A dose-related increase in incidence of ovarian cysts was observed in female rats treated chronically with oral baclofen. Ovarian cysts have been found by palpation in about 4% of the multiple sclerosis patients who were treated with oral baclofen for up to one year. In most cases, these cysts disappeared spontaneously while patients continued to receive the drug. Ovarian cysts are estimated to occur spontaneously in approximately 1% to 5% of the normal female population.
The following clinically significant adverse reactions are described elsewhere in the labeling:
- Adverse Reactions from Abrupt Withdrawal of OZOBAX [see Warnings and Precautions (5.1)]
- Neonatal Withdrawal Symptoms [see Warnings and Precautions (5.2)]
- Drowsiness and Sedation [see Warnings and Precautions (5.3)]
- Poor Tolerability in Stroke Patients [see Warnings and Precautions (5.4)]
- Exacerbation of Psychotic Disorders, Schizophrenia, or Confusional States [see Warnings and Precautions (5.5)]
- Exacerbation of Autonomic Dysreflexia [see Warnings and Precautions (5.6)]
- Exacerbation of Epilepsy [see Warnings and Precautions (5.7)]
- Posture and Balance Effects [see Warnings and Precautions (5.8)]
- Ovarian Cysts [see Warnings and Precautions (5.9)]

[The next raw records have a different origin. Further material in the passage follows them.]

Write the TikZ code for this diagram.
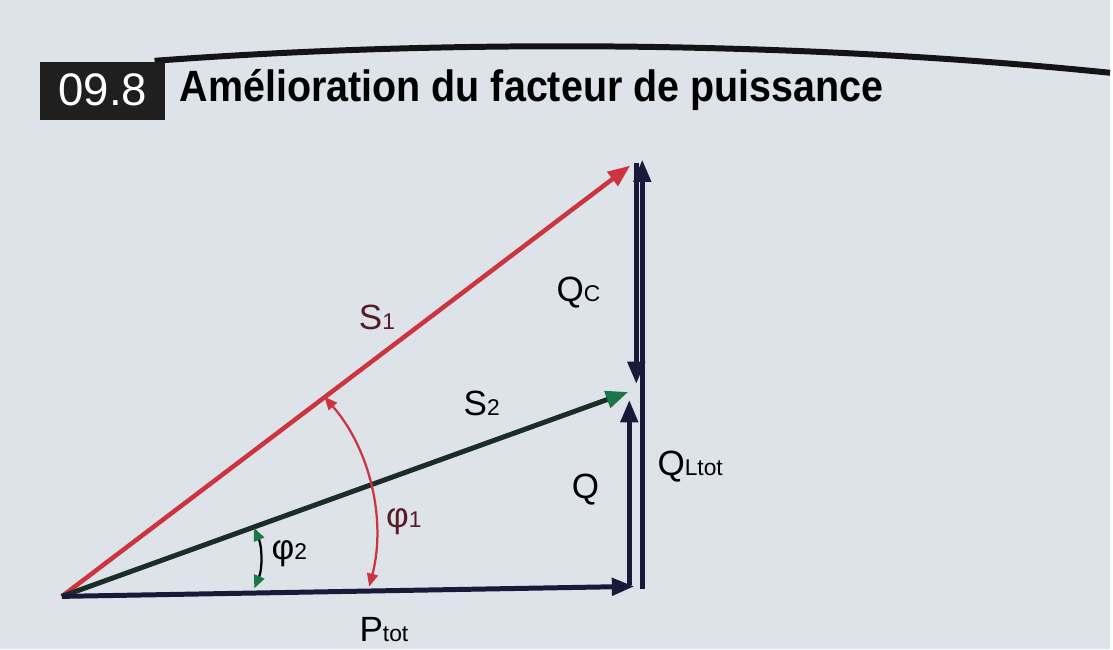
\documentclass[tikz,border=0pt]{standalone}
\usepackage{fontspec}
\setmainfont{Liberation Sans}
\usetikzlibrary{arrows.meta}
\definecolor{paper}{RGB}{222,226,233}
\definecolor{navy}{RGB}{24,26,58}
\definecolor{vred}{RGB}{204,52,64}
\definecolor{dred}{RGB}{88,28,38}
\definecolor{vgreen}{RGB}{28,118,72}
\definecolor{sdark}{RGB}{24,46,38}
\newcommand{\vsub}[1]{{\fontsize{13}{13}\selectfont #1}}
\tikzset{
  vec/.style={line width=1mm,-{Triangle[length=4.5mm,width=3.4mm]}},
  lbl/.style={font=\fontsize{20}{20}\selectfont,inner sep=0pt},
  phiarc/.style={line width=0.45mm,{Triangle[length=2.6mm,width=2.2mm]}-{Triangle[length=2.6mm,width=2.2mm]}}
}
\begin{document}
\begin{tikzpicture}[x=0.2mm,y=0.2mm]
\fill[paper] (0,0) rectangle (1113,651);
% titre
\draw[line width=1.2mm,black!92] (155,590) .. controls (450,612) and (800,610) .. (1113,578);
\fill[black!88] (40,531) rectangle (165,589);
\node (num) at (103,561) [text=white,font=\fontsize{26}{26}\selectfont] {09.8};
\node (titre) at (180,561) [anchor=west,inner sep=0pt,font=\bfseries\fontsize{25}{25}\selectfont] {\scalebox{0.9}[1]{Amélioration du facteur de puissance}};
% diagramme
\coordinate (O) at (62,53);
\coordinate (P) at (636,63);
\coordinate (T) at (644,491);
\coordinate (S1) at (632,485);
\coordinate (S2) at (630,258);
\coordinate (C1) at (168,115.5);
\coordinate (C2) at (183,91);
\draw[vec,vred,line width=0.9mm] (O)--(S1);
\draw[vec,sdark,-{Triangle[length=4.5mm,width=3.4mm,color=vgreen]}] (O)--(S2);
\draw[vec,navy] (O)--(P);
\draw[vec,navy] (644,60)--(T);
\draw[vec,navy] (638,488)--(638,266);
\draw[vec,navy] (631,64)--(631,250);
\draw[phiarc,vred] (C1) ++(-14.6:41.8mm) arc[start angle=-14.6,end angle=41.2,radius=41.8mm];
\draw[phiarc,black,{Triangle[length=2.6mm,width=2.2mm,color=vgreen]}-{Triangle[length=2.6mm,width=2.2mm,color=vgreen]}] (C2) ++(-22.6:15.6mm) arc[start angle=-22.6,end angle=23.2,radius=15.6mm];
\node[lbl,text=dred] (lS1) at (378,333) {S\vsub{1}};
\node[lbl] (lS2) at (483,246) {S\vsub{2}};
\node[lbl] (lQc) at (580,358) {Q\vsub{C}};
\node[lbl] (lQ) at (587,160) {Q};
\node[lbl] (lQL) at (692,183) {Q\vsub{Ltot}};
\node[lbl,text=dred] (lphi1) at (405,128) {φ\vsub{1}};
\node[lbl] (lphi2) at (290,96) {φ\vsub{2}};
\node[lbl] (lP) at (385,20) {P\vsub{tot}};
\end{tikzpicture}
\end{document}
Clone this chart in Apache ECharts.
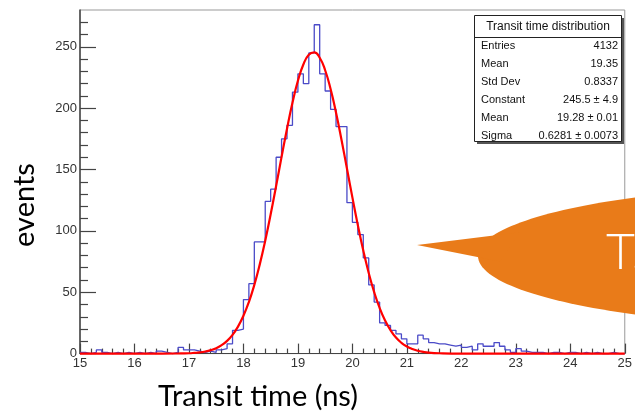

Because clinical trials are conducted under widely varying conditions, adverse reaction rates observed in the clinical trials of a drug cannot be directly compared to rates in the clinical trials of another drug and may not reflect the rates observed in practice.
The most common adverse reaction is transient drowsiness. In one controlled study of 175 patients, transient drowsiness was observed in 63% of those receiving baclofen compared to 36% of those in the placebo group. Other common adverse reactions (up to 15%) are dizziness and weakness. Adverse reactions with a frequency of ≥1% are listed in Table 1.
The following adverse reactions not included in Table 1, classified by body system, were also reported:
Neuropsychiatric: euphoria, excitement, depression, hallucinations, paresthesia, muscle pain, tinnitus, slurred speech, coordination disorder, tremor, rigidity, dystonia, ataxia, blurred vision, nystagmus, strabismus, miosis, mydriasis, diplopia, dysarthria, epileptic seizure
Cardiovascular: dyspnea, palpitation, chest pain, syncope
Gastrointestinal: dry mouth, anorexia, taste disorder, abdominal pain, vomiting, diarrhea, and positive test for occult blood in stool
Genitourinary: enuresis, urinary retention, dysuria, impotence, inability to ejaculate, nocturia, hematuria
Other: rash, pruritus, ankle edema, excessive perspiration, weight gain, nasal congestion
The following laboratory tests have been found to be abnormal in patients receiving baclofen: increased SGOT, elevated alkaline phosphatase, and elevation of blood sugar.